Although the title of the work was
The Life of Jesus
, it is the subtitle –
Critically Examined
– which provides the key to Strauss’s methodology. He takes each episode in the life of Jesus, as told in the four Gospels, and shows how it ‘may be considered not as the expression of a fact, but as the product of an idea of his earliest followers’.
46
Steeped in the Jewish tradition of the returning Messiah, Jesus’s disciples shaped their understanding of their master’s life to fit inherited expectations. Strauss’s aim was to unpick that process and show how the ‘historical’ Jesus had been created out of a series of Evangelical ‘mythi’.

There was nothing in Strauss that was new or strange to Mary Ann. She had long since come to the conclusion that Jesus was a gifted human teacher and not the Son of God. However, she did worry about the theologian’s relentlessly totalitarianising approach, which insisted on subsuming inconvenient exceptions into the arc of his narrative. ‘I am never pained when I think Strauss right,’ she wrote in the autumn of 1845, ‘but in many cases I think him wrong, as every man must be in working out into detail an idea which has general truth, but is only one element in a perfect theory, not a perfect theory in itself.’
47
The crucifixion was a case in point. Strauss had to concede that the Jews’ expectations of the Messiah did not include one who was to suffer and die, let alone rise again. So where did this part of the Gospel narrative come from? Strauss was obliged to conclude weakly that ‘Jesus Himself may have reached the conclusion of the necessity of his death … or the whole idea might have been added
after
his death.’
48

It was this stripping away of all that was ‘miraculous and highly
improbable’ from the Gospels which oppressed Mary Ann the deeper she went into
Das Leben Jesu
. All her life she had read the Bible not simply as the revelation of God, but as the metaphorical language of her own experience. The quotations in her letters to Maria Lewis were not just for pious show, but a way of describing complex inner states. To be robbed of that language – for that is what she experienced Strauss as doing – was to be deprived of a vital part of herself. Her disillusionment with
Das Leben Jesu
became particularly acute at the beginning of 1846, when she tackled the detailed analysis of the crucifixion and resurrection. Describing herself as ‘Strauss-sick’, she fled to Rosehill, avoiding the first-floor study at Bird Grove, where she was supposed to be getting on with her work. She was, reported Cara in a letter to Sara, deathly pale and suffering from dreadful headaches.
49
To pull herself through this Slough of Despond she placed a cast of the Risen Christ together with an engraving in a prominent place by her desk. This was her way of reasserting the mystery and hopeful joy of the New Testament narratives which continued to sustain her long after she had given up orthodox Christianity.

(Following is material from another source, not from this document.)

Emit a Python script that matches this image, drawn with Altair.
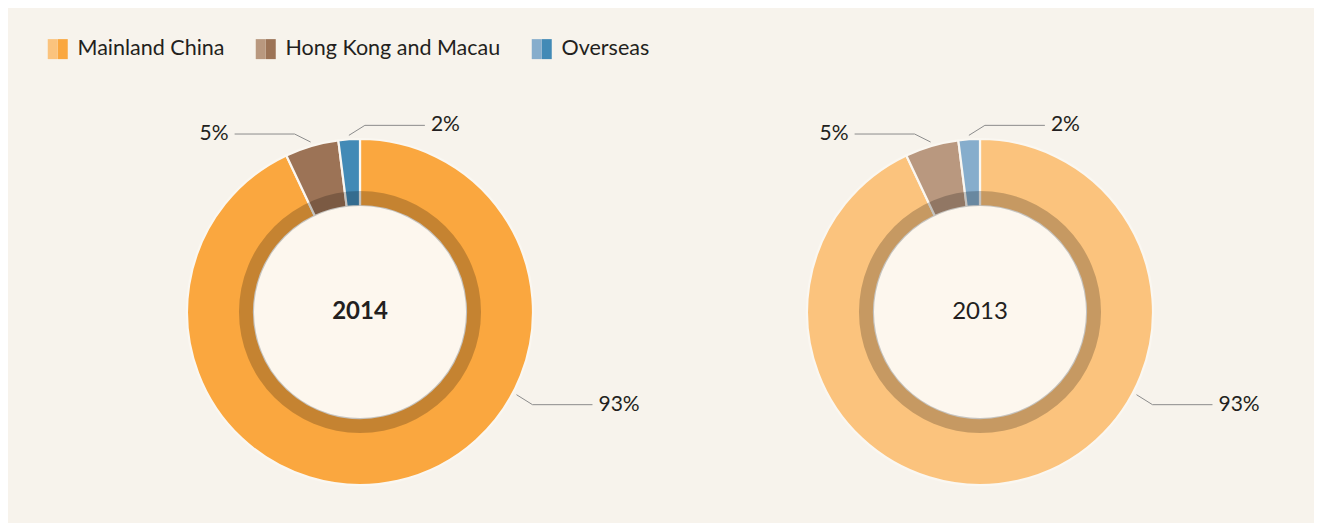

Once the work was finished, except for routine worries over proofs, Mary Ann’s spirits began to rise. At the end of May 1846 she headed off to see Sara in London with the promise that ‘we will be merry and sad, wise and nonsensical, devout and wicked together!’
50
It was not simply liberation from the daily grind of translation that gave her such a delightful feeling of relief. The fact that the book was coming out at all was reason for celebration. Only a year earlier it had looked as though Strauss might go the same way as the ecclesiastical chart and Vinet – into oblivion. In May 1845 Joseph Parkes’s assurance that he would finance the publication started to look shaky and Mary Ann began ‘utterly to despair that Strauss will ever be published unless I … print it myself. I have no confidence in Mr Parkes and shall not be surprized if he fail in his engagement altogether.’
51

In the end, the book did come out, published by John Chapman of Newgate Street. Mary Ann received only twenty pounds for her two years’ work and her name does not appear on the title page – or indeed anywhere else. None the less, its impact on her life was huge.
Das Leben Jesu
was a supremely important book
and the name of its translator could not fail to circulate among well-informed people. Mary Ann’s meeting with the publisher John Chapman, while staying with Sara in summer 1846, was the catalyst for her move to London three years later and the start of her journalistic career. And, of course, the translation brought her to the notice of Strauss himself, who provided a preface in which he described her work as ‘accurata et perspicua’.
52
In 1854 they finally met, thanks to the fussy ministrations of none other than Dr Brabant. Whether by chance or not, the good doctor popped up on the train on which Mary Ann and G. H. Lewes were travelling to Germany to start their life together, having fled gossiping London. Brabant insisted on introducing her to Strauss, whom he claimed as a kind of friend. The meeting, which took place over breakfast in a hotel in Cologne, turned out dismally. Strauss spoke little English and Mary Ann not much German. For this reason, or perhaps the buzzing presence of the insufferable Dr Brabant, Strauss appeared ‘strange and cast-down’ and the encounter drew to an embarrassed close.